Through the rest of the 1980s, Dr Stanek worked with several large cosmetic surgery clinics until the demands of his own practice led him to focus solely on private referrals.

==Surgery==
Jan Stanek is considered to be one of the leading surgeons in his field. The Daily Express described him as "one of most popular surgeons of his generation".

Although his practice covers all aspects of cosmetic surgery, including breast augmentation and reduction, abdominoplasty and liposuction, his particular interest lies in facial cosmetic surgery, endoscopic facial surgery and facial rejuvenation.

Among the techniques he uses is the muscle-tightening SMAS (superficial musculoaponeurotic system) facelift, which is said to result in minimal scarring. He also performs chemical peels and, in the television series 10 Years Younger, explained the science behind them and was then seen carrying out the procedure.

In 1994, he was the first surgeon in Britain to carry out the extended subperiosteal facelift, which was pioneered by US surgeons. Stanek originally studied the technique in Texas.

Stanek is known for his technique of fixing skin and muscle after eyelid surgery, which apparently cuts recovery time and reduces risk for those who heal slowly.

In 2012, Stanek conducted a study with fellow surgeon Mike Berry into the French-made PIP breast implants. Their report to the Journal of Plastic and Aesthetic Surgery revealed that, in an audit of 453 patients, between 16% and 34% of the PIP implants ruptured. This compared to a failure rate of less than 1% in the preferred implants used by the surgeons.

He is sceptical about the use of liposuction for certain areas, warning: “Liposuction to the inner thighs makes very little difference unless there are big lumps of fat and can cause problems as the skin is very thin in that area. If you remove the 'support' you can accelerate the aging process as skin becomes less elastic and is likely to sag.”

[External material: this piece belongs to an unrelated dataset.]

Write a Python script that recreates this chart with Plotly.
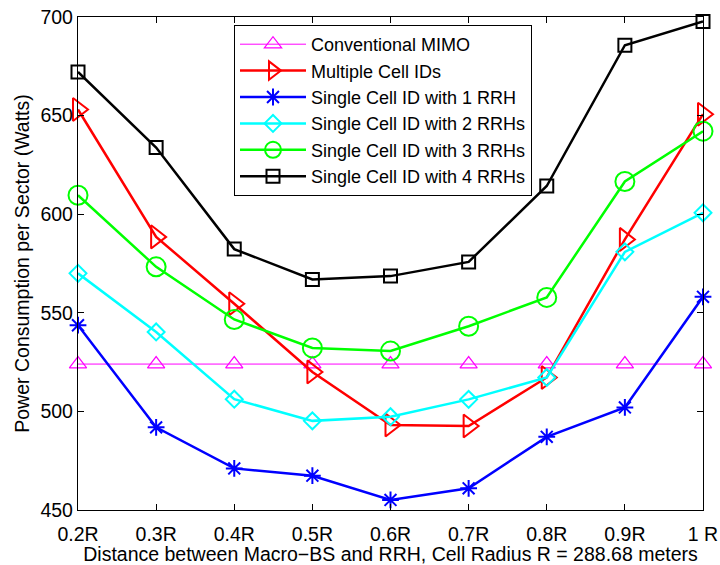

At his London clinic, clients are also offered body contouring through the non-invasive cellulite reduction and skin-tightening system Exilis, which uses ultrasound with radio-frequency pulses to reduce subcutaneous fat.

He is a frequent commentator in the British media on cosmetic surgery issues.

==Professional bodies==
Jan Stanek is a Specialist in General Surgery (GMC Specialist list) and has been a fellow of the Royal College of Surgeons (RCS) since 1981. He is certified by The American Board of Cosmetic Surgery and is a member of the American Academy of Cosmetic Surgery, the European Society for Laser Aesthetic Surgery and the Association of Facial Plastic Surgeons in Great Britain.

He has been a regular speaker at medical conferences since the 1980s.

==Other projects==
As well as his work in broadcasting, he has contributed expert testimony to newspapers and magazines including the Evening Standard and The Observer among many others. He also contributed a regular column to the magazine Slim at Home.

He has been featured a number of times in Tatler magazine and was named as one of Britain's Top 250 Consultants in the Tatler Doctors Guide 2013. In 2011, Tatler described him as "the Simon Cowell of surgeons" adding that "he's accomplished at some of the trickiest procedures".

He continues to be an in-demand guest speaker on the subject of cosmetic surgery around the world, attending key events such as New York's Breast & Body Symposium, the National Congress on Laser Surgery in Jakarta, Indonesia, and the Pacific Conference on Plastic & Dermatological Surgery in Hong Kong. During a Facelift Symposium held by the Association of Facial Plastic Surgeons in Poole, Dorset in October 2009, Jan Stanek gave presentations on a number of topics including Extended SMAS Facelift and Neck Lifting Versus Submental Liposuction.

In 2011, at London's Lazarides Gallery, the artist Jonathan Yeo exhibited paintings inspired by the work of Jan Stanek and fellow surgeon Mike Berry.